** START **

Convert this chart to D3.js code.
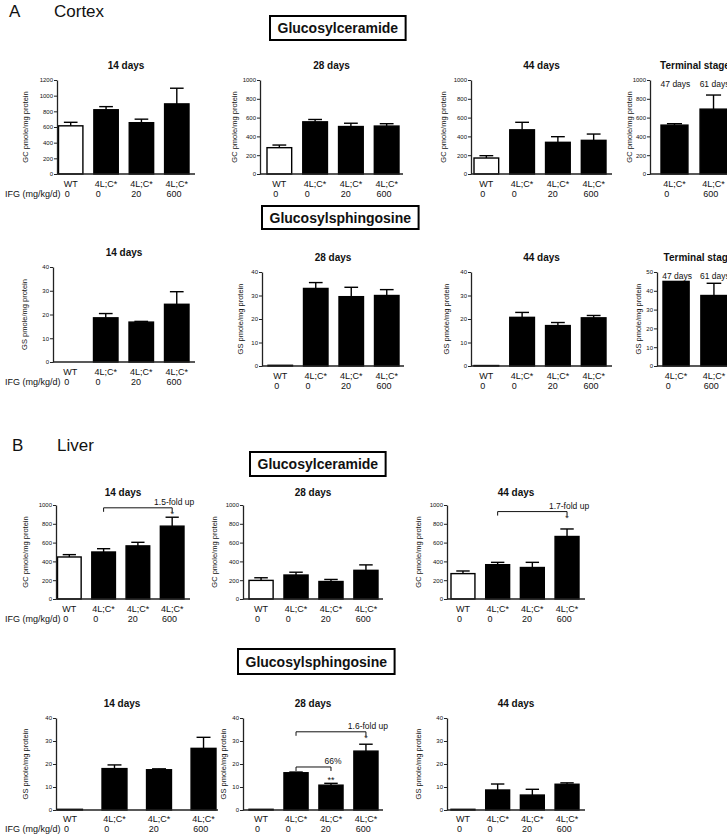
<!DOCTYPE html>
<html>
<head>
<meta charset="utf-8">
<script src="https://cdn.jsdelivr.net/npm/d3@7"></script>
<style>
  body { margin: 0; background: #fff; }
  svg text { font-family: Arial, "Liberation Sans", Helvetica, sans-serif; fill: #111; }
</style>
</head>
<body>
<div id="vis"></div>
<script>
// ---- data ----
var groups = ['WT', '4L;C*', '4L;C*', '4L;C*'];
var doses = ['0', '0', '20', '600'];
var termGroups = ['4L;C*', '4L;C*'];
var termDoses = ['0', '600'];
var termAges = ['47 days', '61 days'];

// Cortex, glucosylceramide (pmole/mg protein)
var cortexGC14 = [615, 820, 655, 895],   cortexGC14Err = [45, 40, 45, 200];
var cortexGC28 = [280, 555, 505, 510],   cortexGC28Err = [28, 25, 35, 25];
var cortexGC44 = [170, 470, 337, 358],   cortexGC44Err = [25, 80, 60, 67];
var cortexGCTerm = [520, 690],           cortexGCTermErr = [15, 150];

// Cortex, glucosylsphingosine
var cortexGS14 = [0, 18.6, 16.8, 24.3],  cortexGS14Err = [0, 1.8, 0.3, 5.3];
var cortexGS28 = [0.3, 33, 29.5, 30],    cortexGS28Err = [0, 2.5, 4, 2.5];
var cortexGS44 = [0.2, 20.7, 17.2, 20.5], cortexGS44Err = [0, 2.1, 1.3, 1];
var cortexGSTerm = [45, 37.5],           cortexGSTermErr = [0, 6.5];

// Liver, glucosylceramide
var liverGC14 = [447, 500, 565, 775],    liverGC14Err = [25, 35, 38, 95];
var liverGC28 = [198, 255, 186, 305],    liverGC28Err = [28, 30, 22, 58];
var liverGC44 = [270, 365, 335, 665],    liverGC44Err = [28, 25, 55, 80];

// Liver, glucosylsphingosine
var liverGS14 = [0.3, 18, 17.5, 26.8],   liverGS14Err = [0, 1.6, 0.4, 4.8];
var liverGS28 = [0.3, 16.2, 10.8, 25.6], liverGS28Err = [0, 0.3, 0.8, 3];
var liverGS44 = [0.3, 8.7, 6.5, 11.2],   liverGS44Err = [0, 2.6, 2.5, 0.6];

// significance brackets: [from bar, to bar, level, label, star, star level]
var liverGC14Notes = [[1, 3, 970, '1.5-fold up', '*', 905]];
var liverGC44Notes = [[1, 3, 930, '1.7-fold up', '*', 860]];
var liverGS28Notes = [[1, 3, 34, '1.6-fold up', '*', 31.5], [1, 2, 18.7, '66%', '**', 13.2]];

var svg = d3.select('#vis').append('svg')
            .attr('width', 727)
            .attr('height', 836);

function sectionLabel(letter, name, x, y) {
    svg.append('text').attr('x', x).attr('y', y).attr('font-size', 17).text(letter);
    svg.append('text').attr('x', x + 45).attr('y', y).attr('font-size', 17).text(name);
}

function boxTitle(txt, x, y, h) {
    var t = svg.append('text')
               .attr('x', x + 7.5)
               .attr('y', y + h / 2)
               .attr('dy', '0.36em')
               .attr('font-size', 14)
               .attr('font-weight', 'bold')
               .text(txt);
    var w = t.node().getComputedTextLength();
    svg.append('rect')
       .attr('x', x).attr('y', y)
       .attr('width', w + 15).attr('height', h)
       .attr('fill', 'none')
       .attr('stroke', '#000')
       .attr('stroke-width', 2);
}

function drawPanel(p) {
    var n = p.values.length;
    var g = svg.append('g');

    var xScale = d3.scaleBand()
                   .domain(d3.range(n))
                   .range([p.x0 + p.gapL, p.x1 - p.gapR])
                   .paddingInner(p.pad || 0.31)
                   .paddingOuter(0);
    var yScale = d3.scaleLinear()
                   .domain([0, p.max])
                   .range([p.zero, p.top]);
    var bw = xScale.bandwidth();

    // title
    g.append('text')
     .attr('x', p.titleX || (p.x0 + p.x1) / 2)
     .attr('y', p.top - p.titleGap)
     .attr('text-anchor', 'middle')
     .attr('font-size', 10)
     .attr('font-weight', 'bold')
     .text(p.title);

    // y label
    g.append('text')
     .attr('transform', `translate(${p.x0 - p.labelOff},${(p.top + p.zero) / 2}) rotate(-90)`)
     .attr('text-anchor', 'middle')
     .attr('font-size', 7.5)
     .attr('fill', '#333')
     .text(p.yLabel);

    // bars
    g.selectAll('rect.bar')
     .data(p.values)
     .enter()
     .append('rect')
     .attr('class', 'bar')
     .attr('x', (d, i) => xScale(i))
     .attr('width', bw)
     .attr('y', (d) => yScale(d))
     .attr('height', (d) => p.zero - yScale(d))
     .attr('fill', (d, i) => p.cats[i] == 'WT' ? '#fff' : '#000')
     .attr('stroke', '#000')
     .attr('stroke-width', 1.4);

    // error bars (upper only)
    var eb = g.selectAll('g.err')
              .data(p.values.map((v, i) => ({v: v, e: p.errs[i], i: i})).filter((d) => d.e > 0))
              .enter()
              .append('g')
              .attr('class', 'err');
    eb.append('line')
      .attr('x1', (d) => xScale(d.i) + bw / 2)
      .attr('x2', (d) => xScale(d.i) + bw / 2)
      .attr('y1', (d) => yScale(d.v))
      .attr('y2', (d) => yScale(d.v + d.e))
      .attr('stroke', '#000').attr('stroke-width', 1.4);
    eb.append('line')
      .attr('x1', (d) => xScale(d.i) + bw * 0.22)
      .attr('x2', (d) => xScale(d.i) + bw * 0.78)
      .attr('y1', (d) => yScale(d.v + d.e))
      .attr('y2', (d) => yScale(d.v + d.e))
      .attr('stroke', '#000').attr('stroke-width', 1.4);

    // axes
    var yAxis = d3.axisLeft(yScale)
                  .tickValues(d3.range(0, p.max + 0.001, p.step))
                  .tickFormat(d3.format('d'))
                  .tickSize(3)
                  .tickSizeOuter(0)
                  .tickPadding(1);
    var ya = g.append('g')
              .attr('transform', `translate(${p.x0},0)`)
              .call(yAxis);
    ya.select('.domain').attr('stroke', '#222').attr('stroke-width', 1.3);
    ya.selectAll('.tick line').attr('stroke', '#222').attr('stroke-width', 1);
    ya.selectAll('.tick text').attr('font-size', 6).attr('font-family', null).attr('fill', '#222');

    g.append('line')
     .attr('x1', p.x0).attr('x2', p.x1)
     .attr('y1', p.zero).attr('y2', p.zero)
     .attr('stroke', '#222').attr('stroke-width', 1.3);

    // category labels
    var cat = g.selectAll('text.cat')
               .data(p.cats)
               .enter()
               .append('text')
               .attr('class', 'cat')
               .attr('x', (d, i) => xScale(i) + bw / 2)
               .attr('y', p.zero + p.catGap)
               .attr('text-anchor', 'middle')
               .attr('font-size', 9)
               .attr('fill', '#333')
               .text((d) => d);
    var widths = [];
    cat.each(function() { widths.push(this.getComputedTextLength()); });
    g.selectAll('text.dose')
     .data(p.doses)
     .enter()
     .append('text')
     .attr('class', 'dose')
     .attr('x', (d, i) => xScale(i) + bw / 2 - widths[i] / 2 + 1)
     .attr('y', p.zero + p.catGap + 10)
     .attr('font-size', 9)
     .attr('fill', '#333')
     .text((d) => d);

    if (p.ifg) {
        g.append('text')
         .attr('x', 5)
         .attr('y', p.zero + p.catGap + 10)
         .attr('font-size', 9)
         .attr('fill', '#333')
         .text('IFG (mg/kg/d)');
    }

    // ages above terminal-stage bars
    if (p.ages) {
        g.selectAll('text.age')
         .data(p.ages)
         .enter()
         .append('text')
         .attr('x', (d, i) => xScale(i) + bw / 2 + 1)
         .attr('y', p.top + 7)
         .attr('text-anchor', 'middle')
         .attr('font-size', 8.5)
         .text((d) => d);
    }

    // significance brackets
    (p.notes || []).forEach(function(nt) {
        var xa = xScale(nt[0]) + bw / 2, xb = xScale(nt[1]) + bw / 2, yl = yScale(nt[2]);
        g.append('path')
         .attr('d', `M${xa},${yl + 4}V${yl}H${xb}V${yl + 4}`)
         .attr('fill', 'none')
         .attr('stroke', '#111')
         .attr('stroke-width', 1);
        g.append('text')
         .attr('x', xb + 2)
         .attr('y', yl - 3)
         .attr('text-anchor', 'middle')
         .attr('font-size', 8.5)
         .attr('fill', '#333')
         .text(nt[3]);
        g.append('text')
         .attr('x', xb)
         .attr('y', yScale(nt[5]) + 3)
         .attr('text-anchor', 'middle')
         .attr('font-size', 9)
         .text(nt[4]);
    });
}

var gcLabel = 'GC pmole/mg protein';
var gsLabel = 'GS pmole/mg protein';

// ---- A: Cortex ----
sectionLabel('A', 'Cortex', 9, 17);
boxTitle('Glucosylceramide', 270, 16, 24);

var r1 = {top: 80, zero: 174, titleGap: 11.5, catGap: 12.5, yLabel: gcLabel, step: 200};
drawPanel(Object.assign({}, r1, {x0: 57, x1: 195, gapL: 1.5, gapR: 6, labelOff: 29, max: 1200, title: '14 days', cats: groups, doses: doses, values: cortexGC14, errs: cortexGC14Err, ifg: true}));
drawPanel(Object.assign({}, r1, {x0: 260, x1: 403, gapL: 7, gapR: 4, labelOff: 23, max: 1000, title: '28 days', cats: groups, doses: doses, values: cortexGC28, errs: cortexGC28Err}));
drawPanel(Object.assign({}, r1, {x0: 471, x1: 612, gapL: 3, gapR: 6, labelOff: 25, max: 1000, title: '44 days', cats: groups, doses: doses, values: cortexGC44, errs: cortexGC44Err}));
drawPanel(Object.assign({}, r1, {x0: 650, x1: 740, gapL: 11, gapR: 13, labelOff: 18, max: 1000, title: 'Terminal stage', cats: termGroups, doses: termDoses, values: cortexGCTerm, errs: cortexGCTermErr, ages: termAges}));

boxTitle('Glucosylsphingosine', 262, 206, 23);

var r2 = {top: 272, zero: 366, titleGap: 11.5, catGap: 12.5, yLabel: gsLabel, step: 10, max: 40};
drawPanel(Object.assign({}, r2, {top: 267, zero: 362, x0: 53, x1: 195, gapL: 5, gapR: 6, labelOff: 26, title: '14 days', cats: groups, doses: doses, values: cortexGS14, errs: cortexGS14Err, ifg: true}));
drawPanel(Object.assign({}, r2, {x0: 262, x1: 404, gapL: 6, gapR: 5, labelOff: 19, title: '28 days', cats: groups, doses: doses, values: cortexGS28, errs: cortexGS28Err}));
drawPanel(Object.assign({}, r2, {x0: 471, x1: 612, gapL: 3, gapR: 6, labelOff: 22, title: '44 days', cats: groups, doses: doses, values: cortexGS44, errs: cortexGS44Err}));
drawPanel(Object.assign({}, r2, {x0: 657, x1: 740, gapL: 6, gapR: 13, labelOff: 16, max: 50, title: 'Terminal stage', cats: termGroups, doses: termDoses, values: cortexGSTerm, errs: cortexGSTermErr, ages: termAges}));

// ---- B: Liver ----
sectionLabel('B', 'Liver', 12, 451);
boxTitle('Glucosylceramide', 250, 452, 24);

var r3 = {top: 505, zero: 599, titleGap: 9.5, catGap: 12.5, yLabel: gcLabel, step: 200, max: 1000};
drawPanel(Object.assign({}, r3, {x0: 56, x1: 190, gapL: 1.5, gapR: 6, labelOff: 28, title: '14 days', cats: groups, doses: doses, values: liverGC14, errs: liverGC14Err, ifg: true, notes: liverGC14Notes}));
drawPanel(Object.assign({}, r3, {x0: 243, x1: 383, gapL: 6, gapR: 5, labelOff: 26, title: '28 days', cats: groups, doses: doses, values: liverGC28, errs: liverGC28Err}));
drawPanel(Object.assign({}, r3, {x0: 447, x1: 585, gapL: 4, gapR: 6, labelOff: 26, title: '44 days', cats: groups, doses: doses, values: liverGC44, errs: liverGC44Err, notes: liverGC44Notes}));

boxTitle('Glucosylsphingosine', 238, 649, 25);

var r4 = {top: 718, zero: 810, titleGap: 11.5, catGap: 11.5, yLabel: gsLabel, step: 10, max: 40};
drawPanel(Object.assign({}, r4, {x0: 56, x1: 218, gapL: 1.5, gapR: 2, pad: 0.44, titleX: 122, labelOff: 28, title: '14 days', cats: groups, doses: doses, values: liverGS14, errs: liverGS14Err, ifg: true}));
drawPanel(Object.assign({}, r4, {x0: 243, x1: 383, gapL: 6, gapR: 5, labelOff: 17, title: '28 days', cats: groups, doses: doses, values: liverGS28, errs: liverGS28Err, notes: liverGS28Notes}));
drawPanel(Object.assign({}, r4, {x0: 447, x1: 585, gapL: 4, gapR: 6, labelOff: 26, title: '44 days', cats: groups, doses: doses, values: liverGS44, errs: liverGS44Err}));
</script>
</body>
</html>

** END **

■ **What you will do**: Restate each line from the start of the listing through the line bearing "cortexGCTermErr = [15, 150];" word for word. Drop the pictures.

■ **Task answer**:
Convert this chart to D3.js code.
<!DOCTYPE html>
<html>
<head>
<meta charset="utf-8">
<script src="https://cdn.jsdelivr.net/npm/d3@7"></script>
<style>
  body { margin: 0; background: #fff; }
  svg text { font-family: Arial, "Liberation Sans", Helvetica, sans-serif; fill: #111; }
</style>
</head>
<body>
<div id="vis"></div>
<script>
// ---- data ----
var groups = ['WT', '4L;C*', '4L;C*', '4L;C*'];
var doses = ['0', '0', '20', '600'];
var termGroups = ['4L;C*', '4L;C*'];
var termDoses = ['0', '600'];
var termAges = ['47 days', '61 days'];

// Cortex, glucosylceramide (pmole/mg protein)
var cortexGC14 = [615, 820, 655, 895],   cortexGC14Err = [45, 40, 45, 200];
var cortexGC28 = [280, 555, 505, 510],   cortexGC28Err = [28, 25, 35, 25];
var cortexGC44 = [170, 470, 337, 358],   cortexGC44Err = [25, 80, 60, 67];
var cortexGCTerm = [520, 690],           cortexGCTermErr = [15, 150];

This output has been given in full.